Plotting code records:

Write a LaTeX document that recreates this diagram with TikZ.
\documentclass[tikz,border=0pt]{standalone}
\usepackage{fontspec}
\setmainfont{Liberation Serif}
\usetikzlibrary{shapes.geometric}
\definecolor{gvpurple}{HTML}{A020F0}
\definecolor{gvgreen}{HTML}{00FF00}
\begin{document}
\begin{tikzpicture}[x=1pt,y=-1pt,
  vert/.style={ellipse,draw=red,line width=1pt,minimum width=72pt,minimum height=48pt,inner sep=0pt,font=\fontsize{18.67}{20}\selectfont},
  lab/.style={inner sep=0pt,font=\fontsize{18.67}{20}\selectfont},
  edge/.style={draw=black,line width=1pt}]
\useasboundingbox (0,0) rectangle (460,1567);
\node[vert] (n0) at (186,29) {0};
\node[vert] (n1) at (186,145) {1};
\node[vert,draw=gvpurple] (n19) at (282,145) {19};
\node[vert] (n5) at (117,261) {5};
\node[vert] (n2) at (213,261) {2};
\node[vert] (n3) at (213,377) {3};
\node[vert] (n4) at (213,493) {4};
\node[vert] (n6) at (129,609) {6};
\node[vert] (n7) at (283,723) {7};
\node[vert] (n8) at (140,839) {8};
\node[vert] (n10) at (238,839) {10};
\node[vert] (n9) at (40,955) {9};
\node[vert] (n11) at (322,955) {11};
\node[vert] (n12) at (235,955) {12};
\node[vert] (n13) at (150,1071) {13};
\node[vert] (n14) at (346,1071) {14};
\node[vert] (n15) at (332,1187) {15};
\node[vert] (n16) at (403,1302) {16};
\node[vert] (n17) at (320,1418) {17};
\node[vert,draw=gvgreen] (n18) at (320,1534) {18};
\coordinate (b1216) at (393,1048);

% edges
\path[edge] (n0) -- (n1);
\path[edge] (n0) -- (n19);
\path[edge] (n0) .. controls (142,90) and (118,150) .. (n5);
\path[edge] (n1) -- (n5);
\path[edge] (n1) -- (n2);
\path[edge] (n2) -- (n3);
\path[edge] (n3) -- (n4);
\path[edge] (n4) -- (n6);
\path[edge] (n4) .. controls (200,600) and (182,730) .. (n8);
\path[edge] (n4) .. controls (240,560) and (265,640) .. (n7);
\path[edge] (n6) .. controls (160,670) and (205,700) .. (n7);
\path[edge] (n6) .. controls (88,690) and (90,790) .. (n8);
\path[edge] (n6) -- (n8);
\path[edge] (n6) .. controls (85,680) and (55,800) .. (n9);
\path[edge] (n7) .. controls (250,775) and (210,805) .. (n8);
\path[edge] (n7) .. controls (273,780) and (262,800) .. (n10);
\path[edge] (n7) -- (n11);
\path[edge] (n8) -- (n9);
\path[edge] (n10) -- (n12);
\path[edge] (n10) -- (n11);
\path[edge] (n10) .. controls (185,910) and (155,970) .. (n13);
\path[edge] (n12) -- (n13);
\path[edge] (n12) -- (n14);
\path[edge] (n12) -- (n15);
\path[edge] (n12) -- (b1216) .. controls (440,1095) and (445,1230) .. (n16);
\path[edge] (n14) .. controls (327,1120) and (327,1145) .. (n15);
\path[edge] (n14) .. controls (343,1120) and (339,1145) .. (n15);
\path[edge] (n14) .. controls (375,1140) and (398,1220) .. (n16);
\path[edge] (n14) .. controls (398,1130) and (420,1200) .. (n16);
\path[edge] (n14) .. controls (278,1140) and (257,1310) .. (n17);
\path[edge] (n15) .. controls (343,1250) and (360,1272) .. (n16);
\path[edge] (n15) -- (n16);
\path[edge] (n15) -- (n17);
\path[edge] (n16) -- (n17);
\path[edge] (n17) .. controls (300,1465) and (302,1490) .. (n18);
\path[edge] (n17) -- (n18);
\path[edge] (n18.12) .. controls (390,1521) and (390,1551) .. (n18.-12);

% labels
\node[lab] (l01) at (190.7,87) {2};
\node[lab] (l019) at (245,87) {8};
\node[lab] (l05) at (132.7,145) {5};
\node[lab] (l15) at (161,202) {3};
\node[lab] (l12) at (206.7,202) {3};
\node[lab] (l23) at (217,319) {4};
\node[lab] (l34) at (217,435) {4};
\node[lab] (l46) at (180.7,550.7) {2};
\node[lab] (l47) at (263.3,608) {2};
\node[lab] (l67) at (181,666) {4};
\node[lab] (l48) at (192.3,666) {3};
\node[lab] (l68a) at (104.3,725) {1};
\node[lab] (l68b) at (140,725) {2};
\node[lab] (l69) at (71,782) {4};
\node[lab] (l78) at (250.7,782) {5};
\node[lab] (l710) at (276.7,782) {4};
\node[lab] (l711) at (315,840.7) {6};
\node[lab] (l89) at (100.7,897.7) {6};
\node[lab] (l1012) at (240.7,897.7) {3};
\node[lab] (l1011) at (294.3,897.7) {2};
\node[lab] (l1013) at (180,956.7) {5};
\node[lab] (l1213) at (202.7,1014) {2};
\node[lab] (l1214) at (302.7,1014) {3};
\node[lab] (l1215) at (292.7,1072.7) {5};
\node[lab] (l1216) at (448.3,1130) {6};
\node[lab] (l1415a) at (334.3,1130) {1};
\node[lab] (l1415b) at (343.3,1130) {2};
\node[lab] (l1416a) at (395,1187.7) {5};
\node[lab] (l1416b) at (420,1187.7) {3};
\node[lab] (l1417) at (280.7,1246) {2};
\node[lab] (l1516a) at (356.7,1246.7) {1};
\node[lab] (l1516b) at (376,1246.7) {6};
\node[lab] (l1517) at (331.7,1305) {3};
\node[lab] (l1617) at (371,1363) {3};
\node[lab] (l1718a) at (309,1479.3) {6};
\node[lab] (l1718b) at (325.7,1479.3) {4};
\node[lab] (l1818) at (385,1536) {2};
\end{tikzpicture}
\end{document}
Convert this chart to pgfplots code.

## EXERCISE PROMPT
Recopy the entries above in their entirety, exactly.

## TASK RESULT
Write a LaTeX document that recreates this diagram with TikZ.
\documentclass[tikz,border=0pt]{standalone}
\usepackage{fontspec}
\setmainfont{Liberation Serif}
\usetikzlibrary{shapes.geometric}
\definecolor{gvpurple}{HTML}{A020F0}
\definecolor{gvgreen}{HTML}{00FF00}
\begin{document}
\begin{tikzpicture}[x=1pt,y=-1pt,
  vert/.style={ellipse,draw=red,line width=1pt,minimum width=72pt,minimum height=48pt,inner sep=0pt,font=\fontsize{18.67}{20}\selectfont},
  lab/.style={inner sep=0pt,font=\fontsize{18.67}{20}\selectfont},
  edge/.style={draw=black,line width=1pt}]
\useasboundingbox (0,0) rectangle (460,1567);
\node[vert] (n0) at (186,29) {0};
\node[vert] (n1) at (186,145) {1};
\node[vert,draw=gvpurple] (n19) at (282,145) {19};
\node[vert] (n5) at (117,261) {5};
\node[vert] (n2) at (213,261) {2};
\node[vert] (n3) at (213,377) {3};
\node[vert] (n4) at (213,493) {4};
\node[vert] (n6) at (129,609) {6};
\node[vert] (n7) at (283,723) {7};
\node[vert] (n8) at (140,839) {8};
\node[vert] (n10) at (238,839) {10};
\node[vert] (n9) at (40,955) {9};
\node[vert] (n11) at (322,955) {11};
\node[vert] (n12) at (235,955) {12};
\node[vert] (n13) at (150,1071) {13};
\node[vert] (n14) at (346,1071) {14};
\node[vert] (n15) at (332,1187) {15};
\node[vert] (n16) at (403,1302) {16};
\node[vert] (n17) at (320,1418) {17};
\node[vert,draw=gvgreen] (n18) at (320,1534) {18};
\coordinate (b1216) at (393,1048);

% edges
\path[edge] (n0) -- (n1);
\path[edge] (n0) -- (n19);
\path[edge] (n0) .. controls (142,90) and (118,150) .. (n5);
\path[edge] (n1) -- (n5);
\path[edge] (n1) -- (n2);
\path[edge] (n2) -- (n3);
\path[edge] (n3) -- (n4);
\path[edge] (n4) -- (n6);
\path[edge] (n4) .. controls (200,600) and (182,730) .. (n8);
\path[edge] (n4) .. controls (240,560) and (265,640) .. (n7);
\path[edge] (n6) .. controls (160,670) and (205,700) .. (n7);
\path[edge] (n6) .. controls (88,690) and (90,790) .. (n8);
\path[edge] (n6) -- (n8);
\path[edge] (n6) .. controls (85,680) and (55,800) .. (n9);
\path[edge] (n7) .. controls (250,775) and (210,805) .. (n8);
\path[edge] (n7) .. controls (273,780) and (262,800) .. (n10);
\path[edge] (n7) -- (n11);
\path[edge] (n8) -- (n9);
\path[edge] (n10) -- (n12);
\path[edge] (n10) -- (n11);
\path[edge] (n10) .. controls (185,910) and (155,970) .. (n13);
\path[edge] (n12) -- (n13);
\path[edge] (n12) -- (n14);
\path[edge] (n12) -- (n15);
\path[edge] (n12) -- (b1216) .. controls (440,1095) and (445,1230) .. (n16);
\path[edge] (n14) .. controls (327,1120) and (327,1145) .. (n15);
\path[edge] (n14) .. controls (343,1120) and (339,1145) .. (n15);
\path[edge] (n14) .. controls (375,1140) and (398,1220) .. (n16);
\path[edge] (n14) .. controls (398,1130) and (420,1200) .. (n16);
\path[edge] (n14) .. controls (278,1140) and (257,1310) .. (n17);
\path[edge] (n15) .. controls (343,1250) and (360,1272) .. (n16);
\path[edge] (n15) -- (n16);
\path[edge] (n15) -- (n17);
\path[edge] (n16) -- (n17);
\path[edge] (n17) .. controls (300,1465) and (302,1490) .. (n18);
\path[edge] (n17) -- (n18);
\path[edge] (n18.12) .. controls (390,1521) and (390,1551) .. (n18.-12);

% labels
\node[lab] (l01) at (190.7,87) {2};
\node[lab] (l019) at (245,87) {8};
\node[lab] (l05) at (132.7,145) {5};
\node[lab] (l15) at (161,202) {3};
\node[lab] (l12) at (206.7,202) {3};
\node[lab] (l23) at (217,319) {4};
\node[lab] (l34) at (217,435) {4};
\node[lab] (l46) at (180.7,550.7) {2};
\node[lab] (l47) at (263.3,608) {2};
\node[lab] (l67) at (181,666) {4};
\node[lab] (l48) at (192.3,666) {3};
\node[lab] (l68a) at (104.3,725) {1};
\node[lab] (l68b) at (140,725) {2};
\node[lab] (l69) at (71,782) {4};
\node[lab] (l78) at (250.7,782) {5};
\node[lab] (l710) at (276.7,782) {4};
\node[lab] (l711) at (315,840.7) {6};
\node[lab] (l89) at (100.7,897.7) {6};
\node[lab] (l1012) at (240.7,897.7) {3};
\node[lab] (l1011) at (294.3,897.7) {2};
\node[lab] (l1013) at (180,956.7) {5};
\node[lab] (l1213) at (202.7,1014) {2};
\node[lab] (l1214) at (302.7,1014) {3};
\node[lab] (l1215) at (292.7,1072.7) {5};
\node[lab] (l1216) at (448.3,1130) {6};
\node[lab] (l1415a) at (334.3,1130) {1};
\node[lab] (l1415b) at (343.3,1130) {2};
\node[lab] (l1416a) at (395,1187.7) {5};
\node[lab] (l1416b) at (420,1187.7) {3};
\node[lab] (l1417) at (280.7,1246) {2};
\node[lab] (l1516a) at (356.7,1246.7) {1};
\node[lab] (l1516b) at (376,1246.7) {6};
\node[lab] (l1517) at (331.7,1305) {3};
\node[lab] (l1617) at (371,1363) {3};
\node[lab] (l1718a) at (309,1479.3) {6};
\node[lab] (l1718b) at (325.7,1479.3) {4};
\node[lab] (l1818) at (385,1536) {2};
\end{tikzpicture}
\end{document}
Convert this chart to pgfplots code.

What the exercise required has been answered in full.